▸ **Exercise instructions**: Each record below is to be reproduced without any change.

(Code that draws figures)
----
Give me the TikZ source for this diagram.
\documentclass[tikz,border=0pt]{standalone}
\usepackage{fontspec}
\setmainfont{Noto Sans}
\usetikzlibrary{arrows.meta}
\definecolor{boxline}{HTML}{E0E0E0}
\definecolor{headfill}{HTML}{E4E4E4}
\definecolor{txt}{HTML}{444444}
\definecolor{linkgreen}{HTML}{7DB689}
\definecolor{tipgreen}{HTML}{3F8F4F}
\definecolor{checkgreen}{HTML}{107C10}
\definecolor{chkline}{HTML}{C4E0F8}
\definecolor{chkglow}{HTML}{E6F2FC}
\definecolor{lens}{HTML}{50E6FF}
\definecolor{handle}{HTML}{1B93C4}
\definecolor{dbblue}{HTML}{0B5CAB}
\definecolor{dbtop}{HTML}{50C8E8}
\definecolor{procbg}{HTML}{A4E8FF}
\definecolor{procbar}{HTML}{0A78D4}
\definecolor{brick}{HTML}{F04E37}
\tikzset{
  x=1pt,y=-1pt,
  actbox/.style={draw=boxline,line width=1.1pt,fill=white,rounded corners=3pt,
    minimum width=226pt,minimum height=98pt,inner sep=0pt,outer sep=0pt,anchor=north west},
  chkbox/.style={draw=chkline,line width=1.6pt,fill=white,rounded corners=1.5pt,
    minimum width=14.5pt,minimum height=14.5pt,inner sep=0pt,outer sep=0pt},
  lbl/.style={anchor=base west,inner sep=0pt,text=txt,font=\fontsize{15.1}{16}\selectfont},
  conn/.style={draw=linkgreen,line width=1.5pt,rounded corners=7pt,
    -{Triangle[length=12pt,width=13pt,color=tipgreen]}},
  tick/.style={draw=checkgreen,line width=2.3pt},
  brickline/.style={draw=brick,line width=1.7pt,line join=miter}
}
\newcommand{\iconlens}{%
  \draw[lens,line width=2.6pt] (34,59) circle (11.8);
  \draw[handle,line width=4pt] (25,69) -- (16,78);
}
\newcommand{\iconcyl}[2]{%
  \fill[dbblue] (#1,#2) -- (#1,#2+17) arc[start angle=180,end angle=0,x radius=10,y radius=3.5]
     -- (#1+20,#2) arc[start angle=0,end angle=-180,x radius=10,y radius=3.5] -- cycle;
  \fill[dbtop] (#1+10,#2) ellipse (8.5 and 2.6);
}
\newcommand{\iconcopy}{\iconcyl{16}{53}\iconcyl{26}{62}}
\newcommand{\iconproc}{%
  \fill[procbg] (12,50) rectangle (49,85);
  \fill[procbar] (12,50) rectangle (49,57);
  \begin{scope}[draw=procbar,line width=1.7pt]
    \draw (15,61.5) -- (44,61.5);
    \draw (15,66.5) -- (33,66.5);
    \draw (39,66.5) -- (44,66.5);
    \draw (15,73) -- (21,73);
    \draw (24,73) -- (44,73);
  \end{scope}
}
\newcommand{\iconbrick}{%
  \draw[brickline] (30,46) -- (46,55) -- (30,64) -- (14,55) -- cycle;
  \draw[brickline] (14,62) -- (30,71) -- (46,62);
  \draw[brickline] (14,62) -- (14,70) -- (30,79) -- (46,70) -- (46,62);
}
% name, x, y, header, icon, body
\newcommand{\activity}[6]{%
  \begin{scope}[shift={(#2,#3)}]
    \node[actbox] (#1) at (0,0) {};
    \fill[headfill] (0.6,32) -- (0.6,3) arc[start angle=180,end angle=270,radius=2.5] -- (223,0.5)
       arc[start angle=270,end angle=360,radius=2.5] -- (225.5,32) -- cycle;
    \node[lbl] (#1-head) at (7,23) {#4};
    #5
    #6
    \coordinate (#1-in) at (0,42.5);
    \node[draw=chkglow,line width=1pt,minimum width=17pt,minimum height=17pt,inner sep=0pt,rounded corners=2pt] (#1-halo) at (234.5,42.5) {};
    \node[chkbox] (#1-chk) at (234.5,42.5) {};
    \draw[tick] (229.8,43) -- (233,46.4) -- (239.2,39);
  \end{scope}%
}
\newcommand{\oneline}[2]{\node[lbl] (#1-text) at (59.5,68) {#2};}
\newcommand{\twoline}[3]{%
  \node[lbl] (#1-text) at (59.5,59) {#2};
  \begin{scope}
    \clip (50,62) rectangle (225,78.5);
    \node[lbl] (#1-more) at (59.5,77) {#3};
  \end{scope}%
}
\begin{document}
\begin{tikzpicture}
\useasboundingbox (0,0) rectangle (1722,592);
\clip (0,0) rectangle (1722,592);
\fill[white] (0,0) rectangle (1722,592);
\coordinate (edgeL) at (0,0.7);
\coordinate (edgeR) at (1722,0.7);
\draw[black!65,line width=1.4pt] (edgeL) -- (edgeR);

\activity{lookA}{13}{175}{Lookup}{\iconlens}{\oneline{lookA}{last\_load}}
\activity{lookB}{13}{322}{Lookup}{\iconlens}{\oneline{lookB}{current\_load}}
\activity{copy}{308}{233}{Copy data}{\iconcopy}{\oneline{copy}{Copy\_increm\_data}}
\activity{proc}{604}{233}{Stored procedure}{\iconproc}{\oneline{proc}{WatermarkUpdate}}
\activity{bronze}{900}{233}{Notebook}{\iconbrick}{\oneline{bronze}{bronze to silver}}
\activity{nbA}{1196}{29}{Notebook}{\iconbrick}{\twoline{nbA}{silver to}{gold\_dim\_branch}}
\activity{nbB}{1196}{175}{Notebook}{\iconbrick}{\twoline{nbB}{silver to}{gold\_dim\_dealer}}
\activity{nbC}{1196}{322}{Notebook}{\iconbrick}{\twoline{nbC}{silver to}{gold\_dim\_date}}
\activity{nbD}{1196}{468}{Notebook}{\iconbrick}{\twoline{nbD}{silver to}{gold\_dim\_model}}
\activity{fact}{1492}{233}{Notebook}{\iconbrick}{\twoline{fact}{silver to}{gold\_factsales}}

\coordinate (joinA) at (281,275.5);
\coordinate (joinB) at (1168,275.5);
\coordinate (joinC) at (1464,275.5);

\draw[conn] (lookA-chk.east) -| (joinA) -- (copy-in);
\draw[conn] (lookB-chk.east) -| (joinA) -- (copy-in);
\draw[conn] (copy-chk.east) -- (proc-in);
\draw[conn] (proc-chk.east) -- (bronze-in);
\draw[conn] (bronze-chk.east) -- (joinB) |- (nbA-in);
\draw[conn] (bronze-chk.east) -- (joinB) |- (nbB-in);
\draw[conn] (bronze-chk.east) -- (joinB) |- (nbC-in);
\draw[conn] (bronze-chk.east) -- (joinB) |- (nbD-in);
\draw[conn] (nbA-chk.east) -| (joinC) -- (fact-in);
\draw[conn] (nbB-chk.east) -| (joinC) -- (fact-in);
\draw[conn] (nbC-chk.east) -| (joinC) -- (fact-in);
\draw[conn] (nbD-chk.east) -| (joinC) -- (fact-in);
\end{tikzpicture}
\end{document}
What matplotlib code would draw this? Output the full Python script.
----
▸ **Reply**:
Give me the TikZ source for this diagram.
\documentclass[tikz,border=0pt]{standalone}
\usepackage{fontspec}
\setmainfont{Noto Sans}
\usetikzlibrary{arrows.meta}
\definecolor{boxline}{HTML}{E0E0E0}
\definecolor{headfill}{HTML}{E4E4E4}
\definecolor{txt}{HTML}{444444}
\definecolor{linkgreen}{HTML}{7DB689}
\definecolor{tipgreen}{HTML}{3F8F4F}
\definecolor{checkgreen}{HTML}{107C10}
\definecolor{chkline}{HTML}{C4E0F8}
\definecolor{chkglow}{HTML}{E6F2FC}
\definecolor{lens}{HTML}{50E6FF}
\definecolor{handle}{HTML}{1B93C4}
\definecolor{dbblue}{HTML}{0B5CAB}
\definecolor{dbtop}{HTML}{50C8E8}
\definecolor{procbg}{HTML}{A4E8FF}
\definecolor{procbar}{HTML}{0A78D4}
\definecolor{brick}{HTML}{F04E37}
\tikzset{
  x=1pt,y=-1pt,
  actbox/.style={draw=boxline,line width=1.1pt,fill=white,rounded corners=3pt,
    minimum width=226pt,minimum height=98pt,inner sep=0pt,outer sep=0pt,anchor=north west},
  chkbox/.style={draw=chkline,line width=1.6pt,fill=white,rounded corners=1.5pt,
    minimum width=14.5pt,minimum height=14.5pt,inner sep=0pt,outer sep=0pt},
  lbl/.style={anchor=base west,inner sep=0pt,text=txt,font=\fontsize{15.1}{16}\selectfont},
  conn/.style={draw=linkgreen,line width=1.5pt,rounded corners=7pt,
    -{Triangle[length=12pt,width=13pt,color=tipgreen]}},
  tick/.style={draw=checkgreen,line width=2.3pt},
  brickline/.style={draw=brick,line width=1.7pt,line join=miter}
}
\newcommand{\iconlens}{%
  \draw[lens,line width=2.6pt] (34,59) circle (11.8);
  \draw[handle,line width=4pt] (25,69) -- (16,78);
}
\newcommand{\iconcyl}[2]{%
  \fill[dbblue] (#1,#2) -- (#1,#2+17) arc[start angle=180,end angle=0,x radius=10,y radius=3.5]
     -- (#1+20,#2) arc[start angle=0,end angle=-180,x radius=10,y radius=3.5] -- cycle;
  \fill[dbtop] (#1+10,#2) ellipse (8.5 and 2.6);
}
\newcommand{\iconcopy}{\iconcyl{16}{53}\iconcyl{26}{62}}
\newcommand{\iconproc}{%
  \fill[procbg] (12,50) rectangle (49,85);
  \fill[procbar] (12,50) rectangle (49,57);
  \begin{scope}[draw=procbar,line width=1.7pt]
    \draw (15,61.5) -- (44,61.5);
    \draw (15,66.5) -- (33,66.5);
    \draw (39,66.5) -- (44,66.5);
    \draw (15,73) -- (21,73);
    \draw (24,73) -- (44,73);
  \end{scope}
}
\newcommand{\iconbrick}{%
  \draw[brickline] (30,46) -- (46,55) -- (30,64) -- (14,55) -- cycle;
  \draw[brickline] (14,62) -- (30,71) -- (46,62);
  \draw[brickline] (14,62) -- (14,70) -- (30,79) -- (46,70) -- (46,62);
}
% name, x, y, header, icon, body
\newcommand{\activity}[6]{%
  \begin{scope}[shift={(#2,#3)}]
    \node[actbox] (#1) at (0,0) {};
    \fill[headfill] (0.6,32) -- (0.6,3) arc[start angle=180,end angle=270,radius=2.5] -- (223,0.5)
       arc[start angle=270,end angle=360,radius=2.5] -- (225.5,32) -- cycle;
    \node[lbl] (#1-head) at (7,23) {#4};
    #5
    #6
    \coordinate (#1-in) at (0,42.5);
    \node[draw=chkglow,line width=1pt,minimum width=17pt,minimum height=17pt,inner sep=0pt,rounded corners=2pt] (#1-halo) at (234.5,42.5) {};
    \node[chkbox] (#1-chk) at (234.5,42.5) {};
    \draw[tick] (229.8,43) -- (233,46.4) -- (239.2,39);
  \end{scope}%
}
\newcommand{\oneline}[2]{\node[lbl] (#1-text) at (59.5,68) {#2};}
\newcommand{\twoline}[3]{%
  \node[lbl] (#1-text) at (59.5,59) {#2};
  \begin{scope}
    \clip (50,62) rectangle (225,78.5);
    \node[lbl] (#1-more) at (59.5,77) {#3};
  \end{scope}%
}
\begin{document}
\begin{tikzpicture}
\useasboundingbox (0,0) rectangle (1722,592);
\clip (0,0) rectangle (1722,592);
\fill[white] (0,0) rectangle (1722,592);
\coordinate (edgeL) at (0,0.7);
\coordinate (edgeR) at (1722,0.7);
\draw[black!65,line width=1.4pt] (edgeL) -- (edgeR);

\activity{lookA}{13}{175}{Lookup}{\iconlens}{\oneline{lookA}{last\_load}}
\activity{lookB}{13}{322}{Lookup}{\iconlens}{\oneline{lookB}{current\_load}}
\activity{copy}{308}{233}{Copy data}{\iconcopy}{\oneline{copy}{Copy\_increm\_data}}
\activity{proc}{604}{233}{Stored procedure}{\iconproc}{\oneline{proc}{WatermarkUpdate}}
\activity{bronze}{900}{233}{Notebook}{\iconbrick}{\oneline{bronze}{bronze to silver}}
\activity{nbA}{1196}{29}{Notebook}{\iconbrick}{\twoline{nbA}{silver to}{gold\_dim\_branch}}
\activity{nbB}{1196}{175}{Notebook}{\iconbrick}{\twoline{nbB}{silver to}{gold\_dim\_dealer}}
\activity{nbC}{1196}{322}{Notebook}{\iconbrick}{\twoline{nbC}{silver to}{gold\_dim\_date}}
\activity{nbD}{1196}{468}{Notebook}{\iconbrick}{\twoline{nbD}{silver to}{gold\_dim\_model}}
\activity{fact}{1492}{233}{Notebook}{\iconbrick}{\twoline{fact}{silver to}{gold\_factsales}}

\coordinate (joinA) at (281,275.5);
\coordinate (joinB) at (1168,275.5);
\coordinate (joinC) at (1464,275.5);

\draw[conn] (lookA-chk.east) -| (joinA) -- (copy-in);
\draw[conn] (lookB-chk.east) -| (joinA) -- (copy-in);
\draw[conn] (copy-chk.east) -- (proc-in);
\draw[conn] (proc-chk.east) -- (bronze-in);
\draw[conn] (bronze-chk.east) -- (joinB) |- (nbA-in);
\draw[conn] (bronze-chk.east) -- (joinB) |- (nbB-in);
\draw[conn] (bronze-chk.east) -- (joinB) |- (nbC-in);
\draw[conn] (bronze-chk.east) -- (joinB) |- (nbD-in);
\draw[conn] (nbA-chk.east) -| (joinC) -- (fact-in);
\draw[conn] (nbB-chk.east) -| (joinC) -- (fact-in);
\draw[conn] (nbC-chk.east) -| (joinC) -- (fact-in);
\draw[conn] (nbD-chk.east) -| (joinC) -- (fact-in);
\end{tikzpicture}
\end{document}
What matplotlib code would draw this? Output the full Python script.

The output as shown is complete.